瀬戸内海の水色が海(海抜ゼロ)で、青色が標高5メートル以下の地域です(海じゃないですので間違いないように)
次に、大阪市内中心部を南北に走る「上町台地(古代上町半島)」にスポット当ててみました。
大阪の古代史の考察に関係する(しそうな)主な地点を書き込みました(地理院地図をパワポで加工)
大阪城-難波宮-空堀-近鉄上本町駅-四天王寺-住吉大社(黄色のタテのライン)の各標高のグラフです。
海に浮かんで頭をもたげた龍
古代、生駒山頂から西の瀬戸内海を見ると、キラキラ輝く海に、北に向いて頭をもたげたドラゴンのような(半)島を眺望できたのではないでしょうか。

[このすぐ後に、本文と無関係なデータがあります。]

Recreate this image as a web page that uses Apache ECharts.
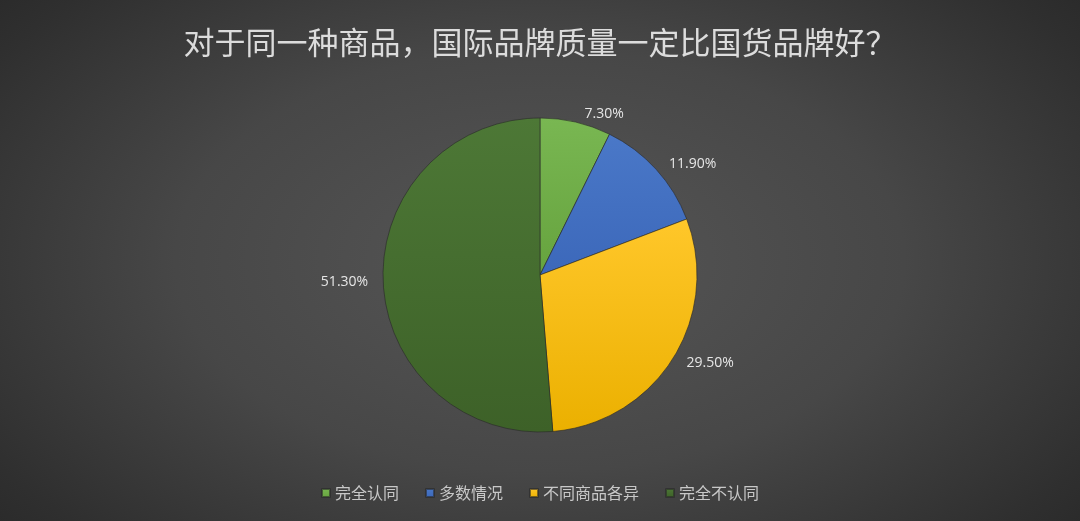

古くは石山と云われた大阪城天守閣のところが『頭』、住吉大社が『尻尾』
今なら背中にコブのある巨大なネッシーに見えたかもしれません。
難波宮がそこにある意味
さて上町台地の標高を、東西で見てみましょう。
参考に『難波宮太極殿跡』に焦点を当てた、東西の標高データです。
難波宮の太極殿は、このラインでは、上町台地の最高高度のところに造営されていることがわかります。

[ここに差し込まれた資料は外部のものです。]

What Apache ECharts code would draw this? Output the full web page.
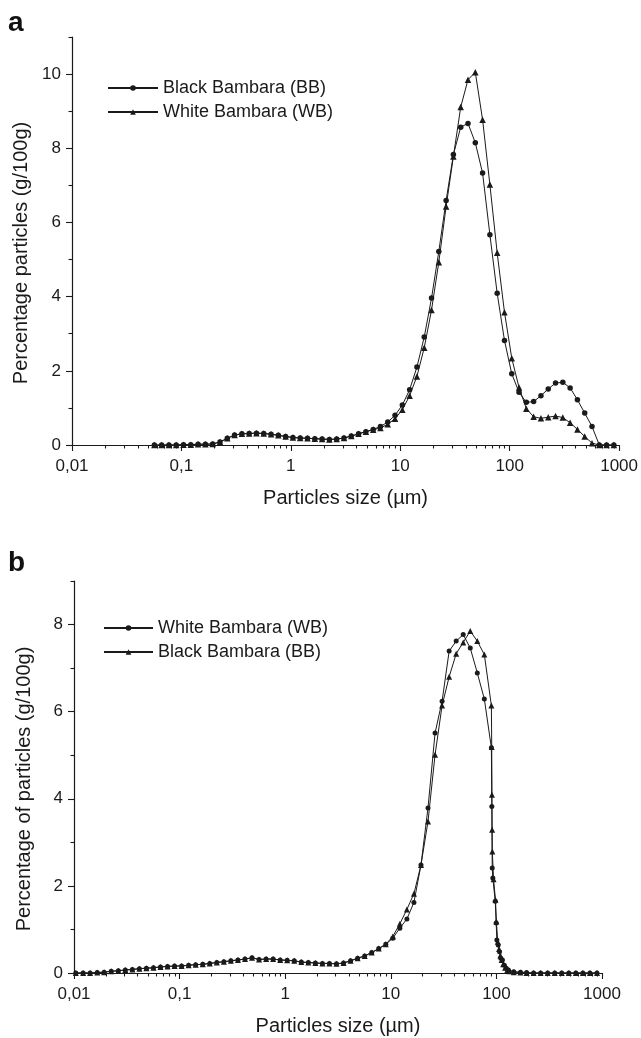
<!DOCTYPE html>
<html><head><meta charset="utf-8">
<script src="https://cdn.jsdelivr.net/npm/echarts@6/dist/echarts.min.js"></script>
<style>html,body{margin:0;padding:0;background:#fff}#c{width:641px;height:1038px}</style>
</head><body><div id="c"></div>
<script>
// ---------- Panel a data ----------
const sizeA = [0.0566, 0.0659, 0.0769, 0.0896,
  0.1045, 0.1218, 0.142, 0.1656, 0.1931, 0.2251, 0.2625, 0.306, 0.3569, 0.416, 0.4851, 0.5656, 0.6594, 0.7687, 0.8963,
  1.045, 1.218, 1.42, 1.656, 1.931, 2.251, 2.625, 3.06, 3.569, 4.16, 4.851, 5.656, 6.594, 7.687, 8.963,
  10.45, 12.18, 14.2, 16.56, 19.31, 22.51, 26.25, 30.6, 35.69, 41.6, 48.51, 56.56, 65.94, 76.87, 89.63,
  104.5, 121.8, 142, 165.6, 193.1, 225.1, 262.5, 306, 356.9, 416, 485.1, 565.6, 659.4, 768.7, 896.3];
const bbA = [0, 0, 0, 0,
  0.01, 0.01, 0.02, 0.02, 0.03, 0.08, 0.18, 0.27, 0.3, 0.31, 0.32, 0.31, 0.29, 0.26, 0.23,
  0.2, 0.19, 0.18, 0.17, 0.16, 0.15, 0.16, 0.19, 0.24, 0.3, 0.36, 0.42, 0.5, 0.62, 0.8,
  1.08, 1.49, 2.1, 2.91, 3.96, 5.22, 6.59, 7.83, 8.57, 8.67, 8.15, 7.33, 5.67, 4.09, 2.82,
  1.92, 1.42, 1.15, 1.17, 1.33, 1.51, 1.67, 1.69, 1.54, 1.22, 0.86, 0.5, 0, 0, 0];
const wbA = [0, 0, 0, 0,
  0.01, 0.01, 0.02, 0.02, 0.03, 0.08, 0.18, 0.27, 0.3, 0.31, 0.32, 0.31, 0.29, 0.26, 0.23,
  0.2, 0.19, 0.18, 0.17, 0.16, 0.15, 0.16, 0.19, 0.24, 0.3, 0.36, 0.41, 0.46, 0.56, 0.71,
  0.95, 1.33, 1.85, 2.62, 3.64, 4.93, 6.43, 7.78, 9.11, 9.85, 10.05, 8.77, 7.02, 5.18, 3.58,
  2.34, 1.55, 0.98, 0.76, 0.72, 0.75, 0.78, 0.74, 0.6, 0.42, 0.23, 0.05, 0, 0, 0];

// ---------- Panel b data ----------
const sizeBLow = [0.0104, 0.0122, 0.0142, 0.0166, 0.0193, 0.0225, 0.0263, 0.0306, 0.0357, 0.0416, 0.0485,
  0.0566, 0.0659, 0.0769, 0.0896,
  0.1045, 0.1218, 0.142, 0.1656, 0.1931, 0.2251, 0.2625, 0.306, 0.3569, 0.416, 0.4851, 0.5656, 0.6594, 0.7687, 0.8963,
  1.045, 1.218, 1.42, 1.656, 1.931, 2.251, 2.625, 3.06, 3.569, 4.16, 4.851, 5.656, 6.594, 7.687, 8.963];
const lowB = [0, 0, 0, 0.01, 0.02, 0.04, 0.05, 0.07, 0.08, 0.10, 0.11,
  0.12, 0.14, 0.15, 0.16,
  0.16, 0.18, 0.19, 0.20, 0.22, 0.24, 0.26, 0.28, 0.30, 0.32, 0.35, 0.31, 0.32, 0.32, 0.30,
  0.29, 0.28, 0.25, 0.24, 0.23, 0.22, 0.22, 0.21, 0.23, 0.28, 0.34, 0.39, 0.47, 0.56, 0.66];
const wbBx = [10.45, 12.18, 14.2, 16.56, 19.31, 22.51, 26.25, 30.6, 35.69, 41.6, 48.51, 56.56, 65.94, 76.87, 89.63,
  90.5, 91.3, 92.5, 97.5, 99.5, 101, 104, 107, 110, 114, 119, 124, 130,
  146, 169, 193.1, 225.1, 262.5, 306, 356.9, 416, 485.1, 565.6, 659.4, 768.7, 896.3];
const wbBy = [0.80, 1.03, 1.24, 1.62, 2.48, 3.79, 5.51, 6.24, 7.39, 7.62, 7.77, 7.46, 6.89, 6.29, 5.17,
  3.82, 2.41, 2.18, 1.65, 1.15, 0.76, 0.64, 0.49, 0.34, 0.30, 0.18, 0.11, 0.07,
  0.03, 0.02, 0.01, 0, 0, 0, 0, 0, 0, 0, 0, 0, 0];
const bbBx = [10.45, 12.18, 14.2, 16.56, 19.31, 22.51, 26.25, 30.6, 35.69, 41.6, 48.51, 56.56, 65.94, 76.87, 89.63,
  90.3, 90.7, 91.1, 91.5, 94, 98, 100, 103, 106, 109, 112, 116, 121, 127, 133,
  146, 169, 193.1, 225.1, 262.5, 306, 356.9, 416, 485.1, 565.6, 659.4, 768.7, 896.3];
const bbBy = [0.84, 1.13, 1.46, 1.82, 2.48, 3.48, 5.01, 6.14, 6.80, 7.33, 7.59, 7.85, 7.62, 7.31, 6.14,
  5.19, 4.09, 3.29, 2.79, 2.15, 1.68, 1.18, 0.72, 0.55, 0.40, 0.30, 0.20, 0.12, 0.07, 0.04,
  0.02, 0.01, 0, 0, 0, 0, 0, 0, 0, 0, 0, 0, 0];

// ---------- tick values ----------
const yTicksA = [0, 2, 4, 6, 8, 10];
const yMinorA = [1, 3, 5, 7, 9, 11];
const yTicksB = [0, 2, 4, 6, 8];
const yMinorB = [1, 3, 5, 7, 9];
const decadeExps = [-2, -1, 0, 1, 2];
const minorMult = [2, 3, 4, 5, 6, 7, 8, 9];

const minorXs = [];
decadeExps.forEach(d => minorMult.forEach(k => minorXs.push(d + Math.log10(k))));

const zip = (xs, ys) => xs.map((x, i) => [x, ys[i]]);
const FONT = 'Liberation Sans, Arial, Helvetica, sans-serif';
const INK = '#1a1a1a';

function mainX(g, gap) {
  return {
    type: 'log', logBase: 10, gridIndex: g, min: 0.01, max: 1000, position: 'bottom',
    axisLine: { onZero: false, lineStyle: { color: INK, width: 1.2 } },
    axisTick: { length: 6, lineStyle: { color: INK, width: 1.1 } },
    axisLabel: { fontSize: 17, color: INK, margin: 13, fontFamily: FONT,
      formatter: v => String(v).replace('.', ',') },
    splitLine: { show: false },
    name: 'Particles size (µm)', nameLocation: 'middle', nameGap: gap,
    nameTextStyle: { fontSize: 20, color: INK, fontFamily: FONT }
  };
}
function minorX(g) {
  return {
    type: 'value', gridIndex: g, min: -2, max: 3, position: 'bottom',
    axisLine: { show: false, onZero: false }, axisLabel: { show: false }, splitLine: { show: false },
    axisTick: { show: true, length: 3.5, customValues: minorXs, lineStyle: { color: INK, width: 1.1 } }
  };
}
function mainY(g, max, ticks, name, shift) {
  return {
    type: 'value', gridIndex: g, min: 0, max: max, position: 'left',
    axisLine: { show: true, onZero: false, lineStyle: { color: INK, width: 1.2 } },
    axisTick: { show: true, length: 6, customValues: ticks, lineStyle: { color: INK, width: 1.1 } },
    axisLabel: { customValues: ticks, fontSize: 17, color: INK, margin: 11, fontFamily: FONT },
    splitLine: { show: false },
    name: name, nameLocation: 'middle', nameGap: 40,
    nameTextStyle: { fontSize: 20, color: INK, fontFamily: FONT, padding: [0, shift, 0, 0] }
  };
}
function minorY(g, max, ticks) {
  return {
    type: 'value', gridIndex: g, min: 0, max: max, position: 'left',
    axisLine: { show: false, onZero: false }, axisLabel: { show: false }, splitLine: { show: false },
    axisTick: { show: true, length: 3.5, customValues: ticks, lineStyle: { color: INK, width: 1.1 } }
  };
}
function line(name, xi, yi, data, sym, size) {
  return {
    name: name, type: 'line', xAxisIndex: xi, yAxisIndex: yi, data: data,
    symbol: sym, symbolSize: size, showSymbol: true,
    lineStyle: { color: INK, width: 1 }, itemStyle: { color: INK },
    emphasis: { disabled: true }, silent: true
  };
}

const chart = echarts.init(document.getElementById('c'), null, { renderer: 'canvas' });
chart.setOption({
  animation: false,
  backgroundColor: '#fff',
  textStyle: { fontFamily: FONT },
  title: [
    { text: 'a', left: 8, top: 9, padding: 0, textStyle: { fontSize: 28, fontWeight: 'bold', color: '#111', fontFamily: FONT } },
    { text: 'b', left: 8, top: 549, padding: 0, textStyle: { fontSize: 28, fontWeight: 'bold', color: '#111', fontFamily: FONT } }
  ],
  grid: [
    { left: 72, top: 37, width: 551, height: 408 },
    { left: 74, top: 581, width: 528, height: 392 }
  ],
  xAxis: [mainX(0, 43), minorX(0), mainX(1, 43), minorX(1)],
  yAxis: [
    mainY(0, 11, yTicksA, 'Percentage particles (g/100g)', 24), minorY(0, 11, yMinorA),
    mainY(1, 9, yTicksB, 'Percentage of particles (g/100g)', 24), minorY(1, 9, yMinorB)
  ],
  legend: [
    { data: ['Black Bambara (BB)', 'White Bambara (WB)'], orient: 'vertical', left: 107, top: 79,
      itemWidth: 50, itemHeight: 7, itemGap: 6, padding: 0, selectedMode: false,
      textStyle: { fontSize: 18, color: INK, fontFamily: FONT } },
    { data: ['White Bambara (WB) ', 'Black Bambara (BB) '], orient: 'vertical', left: 103, top: 619,
      itemWidth: 49, itemHeight: 7, itemGap: 6, padding: 0, selectedMode: false,
      textStyle: { fontSize: 18, color: INK, fontFamily: FONT } }
  ],
  series: [
    line('Black Bambara (BB)', 0, 0, zip(sizeA, bbA), 'circle', 5.5),
    line('White Bambara (WB)', 0, 0, zip(sizeA, wbA), 'triangle', 6.5),
    line('White Bambara (WB) ', 2, 2, zip(sizeBLow, lowB).concat(zip(wbBx, wbBy)), 'circle', 5),
    line('Black Bambara (BB) ', 2, 2, zip(sizeBLow, lowB).concat(zip(bbBx, bbBy)), 'triangle', 6)
  ]
});
</script></body></html>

ちょうど龍の背中の『せびれ』の一番とんがったところですね。
不思議に思うのは、古代の大王は『龍の頭』(現在、大阪城天守閣のある最も高い場所)に、難波宮を造らなかったことです。
大阪城ができる前は石山本願寺(寺内町、じないまち)だったのですが、本願寺派も同じでした。
大阪城が築造されるまで、上町台地の『てっぺん』は古来よりの『聖地、イワクラのある禁足地』であったと考える理由です。
さて、石山本願寺の後に、大坂の地を領したのは信長公。
いちばん最初に、聖地に足を踏み入れ、龍神の頭に杭を打ったのは、秀吉公では役不足に思えます。
やはり『第六天魔王』を自称した信長公だっのでしょうか。